In old companies data was recorded on books and registers while in new age companies now data is stored on hard drives and captured through ERP systems, proprietary systems, excel sheets, accounting soft-wares and databases. Today data comes from following business functions. These functions even work independently but are still connected to each other.
- HR and others.
Now if we want to build report of any of two functions then we probably can not as both systems are different and they do not ave common data. So if we want to find out revenue of two products sold only in India then its literally impossible. Measuring business performance by various characteristics its not possible with heterogeneous systems and no common data. In today’s competitive world companies need to analyze what data they have should identify trends to build competitive advantage so that company can sustain today and survive tomorrow. So what we need is
- Single data storage
- Data should be complete for our purposes of reporting and business intelligence
- Data should be consistent so that we do not miss any important facts
- What we also need is to assemble and manage various sources of data
- A different database other than operational systems so as to maintain speed and consistency
Data warehouse is nothing but what we have defined above. Its single, complete and consistent store of data obtained from various systems ans sources which are made available to end users in businesses.

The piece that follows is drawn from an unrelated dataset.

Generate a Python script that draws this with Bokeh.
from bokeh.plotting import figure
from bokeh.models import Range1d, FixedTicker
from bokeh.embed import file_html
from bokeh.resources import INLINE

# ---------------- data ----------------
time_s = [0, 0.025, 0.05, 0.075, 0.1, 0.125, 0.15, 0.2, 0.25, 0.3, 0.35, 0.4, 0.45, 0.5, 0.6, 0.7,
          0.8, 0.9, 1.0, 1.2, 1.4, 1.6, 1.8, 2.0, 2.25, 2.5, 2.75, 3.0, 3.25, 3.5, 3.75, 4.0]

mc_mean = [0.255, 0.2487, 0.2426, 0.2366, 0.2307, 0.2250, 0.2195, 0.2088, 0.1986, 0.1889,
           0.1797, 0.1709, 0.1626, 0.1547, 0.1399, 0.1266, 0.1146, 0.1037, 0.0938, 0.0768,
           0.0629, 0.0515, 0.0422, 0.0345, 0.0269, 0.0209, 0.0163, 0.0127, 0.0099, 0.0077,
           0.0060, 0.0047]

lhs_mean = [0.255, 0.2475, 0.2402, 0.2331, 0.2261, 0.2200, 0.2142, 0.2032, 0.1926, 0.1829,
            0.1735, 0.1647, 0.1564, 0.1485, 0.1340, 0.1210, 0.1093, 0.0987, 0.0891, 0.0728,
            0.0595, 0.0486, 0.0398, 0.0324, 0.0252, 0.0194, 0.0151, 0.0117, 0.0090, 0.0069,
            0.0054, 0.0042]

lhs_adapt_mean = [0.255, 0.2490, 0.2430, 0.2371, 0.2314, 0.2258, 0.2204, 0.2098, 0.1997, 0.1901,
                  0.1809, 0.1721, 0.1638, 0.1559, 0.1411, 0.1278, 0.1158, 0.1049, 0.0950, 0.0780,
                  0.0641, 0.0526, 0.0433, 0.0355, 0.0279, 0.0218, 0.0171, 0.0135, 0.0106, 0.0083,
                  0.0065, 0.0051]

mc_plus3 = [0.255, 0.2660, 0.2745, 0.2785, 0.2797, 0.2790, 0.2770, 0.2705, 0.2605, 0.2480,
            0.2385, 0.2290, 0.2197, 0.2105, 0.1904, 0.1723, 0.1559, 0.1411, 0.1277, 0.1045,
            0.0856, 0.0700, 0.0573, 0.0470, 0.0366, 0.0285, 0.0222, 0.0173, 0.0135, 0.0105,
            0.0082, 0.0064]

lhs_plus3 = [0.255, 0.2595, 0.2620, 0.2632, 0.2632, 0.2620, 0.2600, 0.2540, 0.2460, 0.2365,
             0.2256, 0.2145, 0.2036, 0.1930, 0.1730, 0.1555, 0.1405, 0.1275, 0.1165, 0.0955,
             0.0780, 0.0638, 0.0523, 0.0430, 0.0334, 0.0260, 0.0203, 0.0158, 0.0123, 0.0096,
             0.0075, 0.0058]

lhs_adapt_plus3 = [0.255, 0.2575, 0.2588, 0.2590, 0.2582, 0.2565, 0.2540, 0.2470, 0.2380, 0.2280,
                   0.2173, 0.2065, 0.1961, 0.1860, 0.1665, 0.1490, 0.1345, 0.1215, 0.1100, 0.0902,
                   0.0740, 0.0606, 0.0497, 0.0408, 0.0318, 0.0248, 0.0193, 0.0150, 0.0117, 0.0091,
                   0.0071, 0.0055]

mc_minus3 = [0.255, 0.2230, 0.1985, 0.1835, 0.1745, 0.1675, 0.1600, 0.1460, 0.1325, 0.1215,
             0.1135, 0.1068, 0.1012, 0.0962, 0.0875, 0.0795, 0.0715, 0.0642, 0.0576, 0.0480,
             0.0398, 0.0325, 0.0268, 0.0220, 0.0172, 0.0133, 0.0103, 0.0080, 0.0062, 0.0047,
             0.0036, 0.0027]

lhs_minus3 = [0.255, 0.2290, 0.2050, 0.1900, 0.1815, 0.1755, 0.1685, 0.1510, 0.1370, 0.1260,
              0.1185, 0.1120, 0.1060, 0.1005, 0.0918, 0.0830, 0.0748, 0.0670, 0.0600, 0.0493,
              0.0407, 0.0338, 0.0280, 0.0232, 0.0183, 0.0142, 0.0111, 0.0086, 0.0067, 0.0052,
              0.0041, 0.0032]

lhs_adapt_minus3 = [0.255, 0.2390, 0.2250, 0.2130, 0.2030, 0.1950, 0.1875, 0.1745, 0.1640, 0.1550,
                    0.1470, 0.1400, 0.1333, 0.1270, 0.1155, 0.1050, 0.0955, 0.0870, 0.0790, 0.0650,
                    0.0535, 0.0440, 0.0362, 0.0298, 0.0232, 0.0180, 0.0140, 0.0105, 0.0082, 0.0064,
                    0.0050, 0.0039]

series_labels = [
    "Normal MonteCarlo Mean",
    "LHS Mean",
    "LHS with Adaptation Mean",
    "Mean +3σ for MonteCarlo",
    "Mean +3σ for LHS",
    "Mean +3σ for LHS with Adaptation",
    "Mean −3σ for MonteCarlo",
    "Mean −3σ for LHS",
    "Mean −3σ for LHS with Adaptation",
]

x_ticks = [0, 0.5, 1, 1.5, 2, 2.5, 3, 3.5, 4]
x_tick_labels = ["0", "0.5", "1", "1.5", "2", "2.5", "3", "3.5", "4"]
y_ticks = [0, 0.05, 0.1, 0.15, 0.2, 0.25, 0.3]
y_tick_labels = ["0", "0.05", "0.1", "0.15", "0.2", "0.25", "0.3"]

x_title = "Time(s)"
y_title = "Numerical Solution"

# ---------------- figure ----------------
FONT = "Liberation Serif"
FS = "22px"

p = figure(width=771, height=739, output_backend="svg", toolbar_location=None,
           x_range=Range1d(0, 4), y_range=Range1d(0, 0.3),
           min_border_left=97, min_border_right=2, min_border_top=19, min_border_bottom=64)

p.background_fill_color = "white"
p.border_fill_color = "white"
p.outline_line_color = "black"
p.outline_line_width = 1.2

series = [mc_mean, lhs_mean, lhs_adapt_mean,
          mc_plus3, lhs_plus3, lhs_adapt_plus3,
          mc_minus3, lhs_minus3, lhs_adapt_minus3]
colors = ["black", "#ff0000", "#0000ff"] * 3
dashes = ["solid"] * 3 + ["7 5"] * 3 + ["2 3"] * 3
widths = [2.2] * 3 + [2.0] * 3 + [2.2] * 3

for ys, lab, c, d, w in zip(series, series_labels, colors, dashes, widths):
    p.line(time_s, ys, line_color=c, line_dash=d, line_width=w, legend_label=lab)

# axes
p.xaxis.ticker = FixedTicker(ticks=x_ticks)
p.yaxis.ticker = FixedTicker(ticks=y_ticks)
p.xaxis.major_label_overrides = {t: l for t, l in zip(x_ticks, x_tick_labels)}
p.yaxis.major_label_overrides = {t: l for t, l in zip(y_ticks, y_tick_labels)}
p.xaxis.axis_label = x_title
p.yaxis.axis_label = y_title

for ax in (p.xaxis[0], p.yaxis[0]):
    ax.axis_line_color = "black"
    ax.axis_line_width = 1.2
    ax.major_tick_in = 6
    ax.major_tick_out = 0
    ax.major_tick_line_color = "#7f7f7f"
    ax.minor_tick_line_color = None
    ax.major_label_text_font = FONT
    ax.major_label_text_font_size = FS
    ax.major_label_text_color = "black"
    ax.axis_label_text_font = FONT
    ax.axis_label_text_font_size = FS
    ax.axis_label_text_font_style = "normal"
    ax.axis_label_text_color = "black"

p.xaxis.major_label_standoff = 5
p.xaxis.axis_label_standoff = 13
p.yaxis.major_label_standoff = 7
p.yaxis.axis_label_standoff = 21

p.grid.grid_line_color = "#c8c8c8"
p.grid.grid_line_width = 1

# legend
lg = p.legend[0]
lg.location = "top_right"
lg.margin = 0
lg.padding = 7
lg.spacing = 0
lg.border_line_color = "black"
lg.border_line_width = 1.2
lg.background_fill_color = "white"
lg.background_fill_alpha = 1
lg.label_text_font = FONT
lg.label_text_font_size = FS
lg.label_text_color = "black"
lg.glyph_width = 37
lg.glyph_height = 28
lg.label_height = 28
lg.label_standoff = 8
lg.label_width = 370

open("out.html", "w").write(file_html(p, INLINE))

Data warehousing is process of gathering and managing data from various sources for purpose of answering business questions.
Today it is one of fastest growing trends in corporates. Many banks, hospitals, retailers, manufacturers and others are using it to gain strategic advantage over competitors.

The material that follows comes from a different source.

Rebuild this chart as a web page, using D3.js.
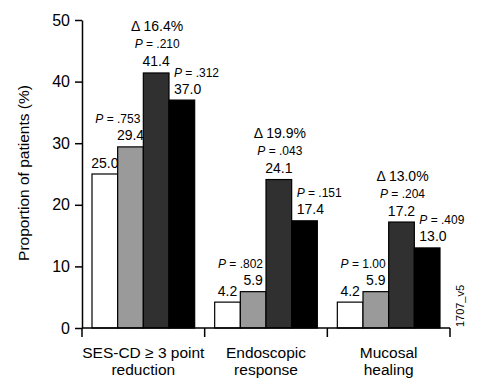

Data warehouse architecture:
Data warehouse consists of
- Operational systems which mainly are OLTP systems. These are generally systems used daily by employees like ERP, Accounting, Inventory management system and CRM. These systems are main and only source of data for data warehouse. So if these systems are not recording data correctly then there is no use of data warehouse. OLTP is online transaction processing which are day to day transaction systems.

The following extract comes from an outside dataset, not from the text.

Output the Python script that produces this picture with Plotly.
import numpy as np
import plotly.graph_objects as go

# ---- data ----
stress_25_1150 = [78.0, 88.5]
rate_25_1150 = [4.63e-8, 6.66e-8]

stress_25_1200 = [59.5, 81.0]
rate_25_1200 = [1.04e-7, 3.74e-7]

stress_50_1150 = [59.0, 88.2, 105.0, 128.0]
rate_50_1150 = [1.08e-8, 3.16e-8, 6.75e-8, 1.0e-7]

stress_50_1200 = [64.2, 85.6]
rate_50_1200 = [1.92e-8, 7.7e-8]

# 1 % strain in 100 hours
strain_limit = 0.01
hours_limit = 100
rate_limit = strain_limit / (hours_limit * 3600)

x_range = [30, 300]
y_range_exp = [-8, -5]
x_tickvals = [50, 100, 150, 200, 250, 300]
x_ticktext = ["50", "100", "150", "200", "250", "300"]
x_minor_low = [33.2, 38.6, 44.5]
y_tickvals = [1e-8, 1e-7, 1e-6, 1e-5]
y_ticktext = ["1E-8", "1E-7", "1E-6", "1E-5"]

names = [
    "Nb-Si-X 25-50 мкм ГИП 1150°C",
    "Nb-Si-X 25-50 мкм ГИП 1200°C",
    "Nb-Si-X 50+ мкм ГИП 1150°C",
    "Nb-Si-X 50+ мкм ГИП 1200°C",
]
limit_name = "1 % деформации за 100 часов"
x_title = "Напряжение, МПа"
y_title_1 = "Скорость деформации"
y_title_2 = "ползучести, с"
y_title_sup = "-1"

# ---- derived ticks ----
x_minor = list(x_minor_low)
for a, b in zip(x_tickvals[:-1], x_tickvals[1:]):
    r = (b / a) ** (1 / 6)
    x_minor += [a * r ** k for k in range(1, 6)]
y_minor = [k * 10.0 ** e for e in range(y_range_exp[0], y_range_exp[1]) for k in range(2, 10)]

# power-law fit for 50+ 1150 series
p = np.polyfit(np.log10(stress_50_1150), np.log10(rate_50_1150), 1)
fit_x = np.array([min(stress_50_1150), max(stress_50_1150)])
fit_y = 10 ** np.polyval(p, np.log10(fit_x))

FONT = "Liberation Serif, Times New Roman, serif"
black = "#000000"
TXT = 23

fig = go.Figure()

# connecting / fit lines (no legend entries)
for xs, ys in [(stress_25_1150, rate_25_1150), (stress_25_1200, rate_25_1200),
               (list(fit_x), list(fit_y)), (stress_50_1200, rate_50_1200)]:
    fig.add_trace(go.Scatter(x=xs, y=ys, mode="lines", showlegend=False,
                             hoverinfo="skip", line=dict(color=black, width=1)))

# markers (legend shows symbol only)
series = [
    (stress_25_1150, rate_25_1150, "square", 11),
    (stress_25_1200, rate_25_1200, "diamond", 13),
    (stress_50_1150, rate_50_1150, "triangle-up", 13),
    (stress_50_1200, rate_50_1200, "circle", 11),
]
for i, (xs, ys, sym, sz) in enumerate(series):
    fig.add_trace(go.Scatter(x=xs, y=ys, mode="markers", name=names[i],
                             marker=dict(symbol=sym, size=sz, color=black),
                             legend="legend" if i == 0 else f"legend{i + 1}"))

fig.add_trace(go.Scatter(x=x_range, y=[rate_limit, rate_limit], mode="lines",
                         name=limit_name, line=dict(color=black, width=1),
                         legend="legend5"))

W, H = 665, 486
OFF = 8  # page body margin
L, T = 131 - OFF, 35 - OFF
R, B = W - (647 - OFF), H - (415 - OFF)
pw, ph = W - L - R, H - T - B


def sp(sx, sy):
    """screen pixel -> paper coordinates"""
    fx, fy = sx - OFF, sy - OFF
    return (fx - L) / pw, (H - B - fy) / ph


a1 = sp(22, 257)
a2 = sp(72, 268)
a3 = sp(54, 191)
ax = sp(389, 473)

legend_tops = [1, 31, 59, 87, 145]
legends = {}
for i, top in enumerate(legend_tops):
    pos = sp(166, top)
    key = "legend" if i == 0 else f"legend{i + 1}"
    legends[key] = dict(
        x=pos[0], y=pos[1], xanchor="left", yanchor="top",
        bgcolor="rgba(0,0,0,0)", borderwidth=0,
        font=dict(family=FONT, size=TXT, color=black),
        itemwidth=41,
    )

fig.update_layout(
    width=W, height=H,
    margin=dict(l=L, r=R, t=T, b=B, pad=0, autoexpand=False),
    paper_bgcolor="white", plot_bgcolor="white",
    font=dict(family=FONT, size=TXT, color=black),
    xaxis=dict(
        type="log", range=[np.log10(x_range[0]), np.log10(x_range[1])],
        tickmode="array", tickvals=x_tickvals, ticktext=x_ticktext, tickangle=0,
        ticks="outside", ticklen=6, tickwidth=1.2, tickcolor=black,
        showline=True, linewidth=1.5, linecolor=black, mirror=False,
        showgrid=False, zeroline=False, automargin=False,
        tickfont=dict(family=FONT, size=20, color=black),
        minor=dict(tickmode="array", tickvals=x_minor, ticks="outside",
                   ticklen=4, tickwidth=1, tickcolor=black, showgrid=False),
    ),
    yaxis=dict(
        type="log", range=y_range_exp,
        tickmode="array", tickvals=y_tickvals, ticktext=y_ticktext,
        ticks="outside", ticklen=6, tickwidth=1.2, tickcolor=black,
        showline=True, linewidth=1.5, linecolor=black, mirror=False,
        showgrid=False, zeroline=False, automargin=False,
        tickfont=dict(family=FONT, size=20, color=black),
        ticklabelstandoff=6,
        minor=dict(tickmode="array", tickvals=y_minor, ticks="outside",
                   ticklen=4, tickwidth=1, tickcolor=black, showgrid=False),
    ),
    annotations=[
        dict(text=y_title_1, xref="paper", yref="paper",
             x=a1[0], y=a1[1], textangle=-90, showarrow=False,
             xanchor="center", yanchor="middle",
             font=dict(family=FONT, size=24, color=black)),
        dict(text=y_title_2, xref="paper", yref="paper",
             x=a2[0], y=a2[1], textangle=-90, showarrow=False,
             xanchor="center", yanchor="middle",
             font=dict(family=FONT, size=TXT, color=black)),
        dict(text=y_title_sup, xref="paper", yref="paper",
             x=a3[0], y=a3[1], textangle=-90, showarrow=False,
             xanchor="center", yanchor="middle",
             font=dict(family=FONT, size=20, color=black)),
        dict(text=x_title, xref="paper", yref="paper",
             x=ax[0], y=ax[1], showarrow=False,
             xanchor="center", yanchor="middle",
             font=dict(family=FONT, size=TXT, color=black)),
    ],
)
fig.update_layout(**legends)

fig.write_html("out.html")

- This data has to be transformed to consistent data model to fit in data warehouse.
- Staging areadoes collection of data from various OLTP systems and integrates them as per rules defined by administrator. No analysis is performed on this data. E.g. if date in one system is dd/mm/yyyy and in other is mm/dd/yyyy then both should be transformed to any one which will be consistent throughout.
- ETL(Extract, Transform and Load) : This takes place in three steps.
- Extract data from various sources correctly. (Check received data pattern for corrections)
- Transform the data to consistent model with required accuracy (E.g. Sorting, Coding, Joining)
- Load the data into data warehouse
- Data mart is subset of data warehouse and is generally for specific business purpose. Data mart access is given to end users for reporting. It is constructed by start schema or snowflake schema. It is collection of one or more fact tables and many dimensions tables. Data warehouse is collection of many data marts with few common dimension tables.
- Data cube is multidimensional data model based on facts and dimensions around facts. These are for very quick access to reports. Generally users ask for reports on cubes.